Ainsi naît la maison Empreinte par Audiard et son objet phare, en version bronze argenté, nickelé noir ou doré à l’or fin 24 carats. Une œuvre unique fabriquée 100% en France et qui n’est réalisée que sur commande. De la rencontre de deux hommes qu’à première vue tout éloignait (l’âge, le mode de vie, le métier) a émergé cette fusion inédite entre l’art, le luxe et le quotidien. Et ce concept si particulier ne tarde pas à rencontrer le succès.

 

 

Une première reconnaissance internationale émane de la Peacejam Foundation en 2022. L’ONG (qui compte dans ses rangs 14 Prix Nobel de la Paix) identifie l’œuvre comme une magnifique façon de célébrer celles et ceux qui marquent le monde de leur empreinte. Puis une deuxième reconnaissance puisque c’est une œuvre Empreinte par Audiard qui est venue récompenser le Meilleur Sommelier du Monde 2023.

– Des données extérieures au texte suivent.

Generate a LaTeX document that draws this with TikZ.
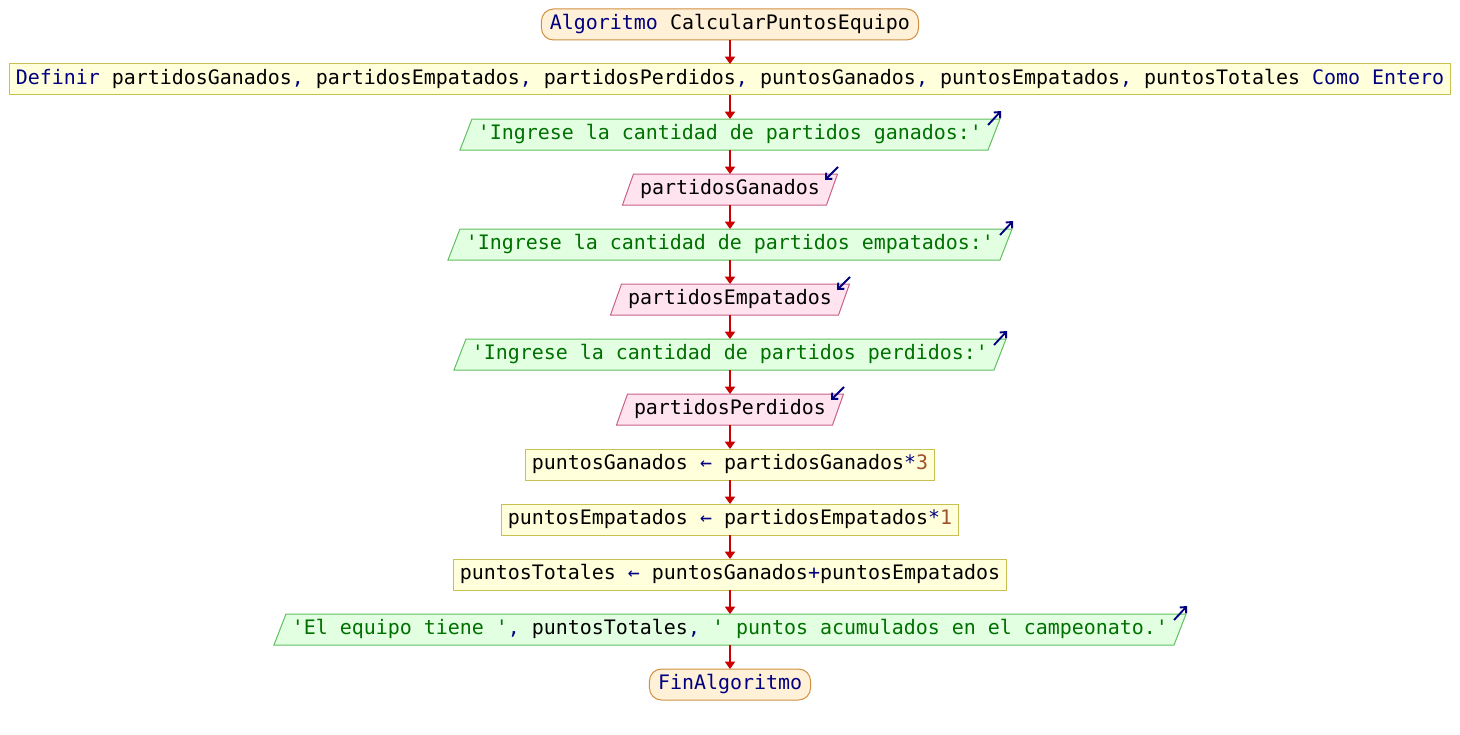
\documentclass[tikz,border=0pt]{standalone}
\usepackage{fontspec}
\setmonofont{DejaVu Sans Mono}
\usetikzlibrary{arrows.meta,calc}
\pgfdeclarelayer{bg}\pgfsetlayers{bg,main}
\definecolor{kw}{HTML}{000080}
\definecolor{str}{HTML}{007000}
\definecolor{num}{HTML}{A0522D}
\definecolor{flowc}{HTML}{CC0000}
\definecolor{sefill}{HTML}{FFF0D8}
\definecolor{sedraw}{HTML}{D09040}
\definecolor{prfill}{HTML}{FFFFDC}
\definecolor{prdraw}{HTML}{C8C050}
\definecolor{outfill}{HTML}{E2FFE2}
\definecolor{outdraw}{HTML}{60C060}
\definecolor{infill}{HTML}{FFE4F0}
\definecolor{indraw}{HTML}{C86088}
\newcommand\paraio[3]{\draw[#2] ($(#1.south west)+(-#3,0)$) -- ($(#1.north west)+(#3,0)$) -- ($(#1.north east)+(#3,0)$) -- ($(#1.south east)+(-#3,0)$) -- cycle;}
\tikzset{
  base/.style={inner ysep=0pt, minimum height=23.25pt, outer sep=0pt, text height=10.4pt, text depth=3.6pt},
  startend/.style={base, draw=sedraw, fill=sefill, rounded corners=9pt, inner xsep=6.4pt, line width=0.75pt},
  proc/.style={base, draw=prdraw, fill=prfill, inner xsep=4.5pt, line width=0.75pt},
  outnode/.style={base, inner xsep=9pt},
  innode/.style={base, inner xsep=9pt},
  outshape/.style={draw=outdraw, fill=outfill, line width=0.75pt},
  inshape/.style={draw=indraw, fill=infill, line width=0.75pt},
  flow/.style={draw=flowc, line width=1.5pt, -{Triangle[length=5.5pt,width=7.5pt]}},
  icon/.style={draw=kw, line width=1.4pt, -{Straight Barb[length=3.5pt,width=6.5pt]}}
}
\begin{document}
\begin{tikzpicture}[x=0.75pt,y=-0.75pt,font=\ttfamily\fontsize{14.95pt}{18pt}\selectfont]
\useasboundingbox (0,0) rectangle (1460,735);
\node[startend] (s) at (730,24.5) {\textcolor{kw}{Algoritmo} CalcularPuntosEquipo};
\node[proc] (d) at (730,79.5) {\textcolor{kw}{Definir} partidosGanados\textcolor{kw}{,} partidosEmpatados\textcolor{kw}{,} partidosPerdidos\textcolor{kw}{,} puntosGanados\textcolor{kw}{,} puntosEmpatados\textcolor{kw}{,} puntosTotales \textcolor{kw}{Como Entero}};
\node[outnode] (o1) at (730,134.5) {\textcolor{str}{'Ingrese la cantidad de partidos ganados:'}};
\node[innode] (i1) at (730,189.5) {partidosGanados};
\node[outnode] (o2) at (730,244.5) {\textcolor{str}{'Ingrese la cantidad de partidos empatados:'}};
\node[innode] (i2) at (730,299.5) {partidosEmpatados};
\node[outnode] (o3) at (730,354.5) {\textcolor{str}{'Ingrese la cantidad de partidos perdidos:'}};
\node[innode] (i3) at (730,409.5) {partidosPerdidos};
\node[proc] (a1) at (730,464.5) {puntosGanados \textcolor{kw}{←} partidosGanados\textcolor{kw}{*}\textcolor{num}{3}};
\node[proc] (a2) at (730,519.5) {puntosEmpatados \textcolor{kw}{←} partidosEmpatados\textcolor{kw}{*}\textcolor{num}{1}};
\node[proc] (a3) at (730,574.5) {puntosTotales \textcolor{kw}{←} puntosGanados\textcolor{kw}{+}puntosEmpatados};
\node[outnode] (o4) at (730,629.5) {\textcolor{str}{'El equipo tiene '}\textcolor{kw}{,} puntosTotales\textcolor{kw}{,} \textcolor{str}{' puntos acumulados en el campeonato.'}};
\node[startend] (e) at (730,684.5) {\textcolor{kw}{FinAlgoritmo}};
\begin{pgfonlayer}{bg}
\paraio{o1}{outshape}{6}
\paraio{o2}{outshape}{6}
\paraio{o3}{outshape}{6}
\paraio{o4}{outshape}{6}
\paraio{i1}{inshape}{5.5}
\paraio{i2}{inshape}{5.5}
\paraio{i3}{inshape}{5.5}
\end{pgfonlayer}
\foreach \n in {o1,o2,o3,o4}{
  \draw[icon] ($(\n.north east)+(-6,6)$) -- ($(\n.north east)+(7,-8)$);
}
\foreach \n in {i1,i2,i3}{
  \draw[icon] ($(\n.north east)+(6,-7)$) -- ($(\n.north east)+(-7,6)$);
}
\draw[flow] (s) -- (d);
\draw[flow] (d) -- (o1);
\draw[flow] (o1) -- (i1);
\draw[flow] (i1) -- (o2);
\draw[flow] (o2) -- (i2);
\draw[flow] (i2) -- (o3);
\draw[flow] (o3) -- (i3);
\draw[flow] (i3) -- (a1);
\draw[flow] (a1) -- (a2);
\draw[flow] (a2) -- (a3);
\draw[flow] (a3) -- (o4);
\draw[flow] (o4) -- (e);
\end{tikzpicture}
\end{document}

Le 12 février, Raimonds Tomsons, directeur de la sommellerie au Barents Wine Collector de Riga et vainqueur de la compétition organisée à Paris (« le Saint-Graal du vin », selon lui), a en effet brandi la pièce moulée et réalisée sur la main du tenant du titre, le Meilleur Sommelier du Monde 2019 (l’allemand Marc Almert). Toute une symbolique de transmission… Douze semaines de travail étant nécessaires pour réaliser une Empreinte par Audiard, il lui faudra ensuite un peu de patience pour recevoir son ouvre-vin moulé sur sa propre main.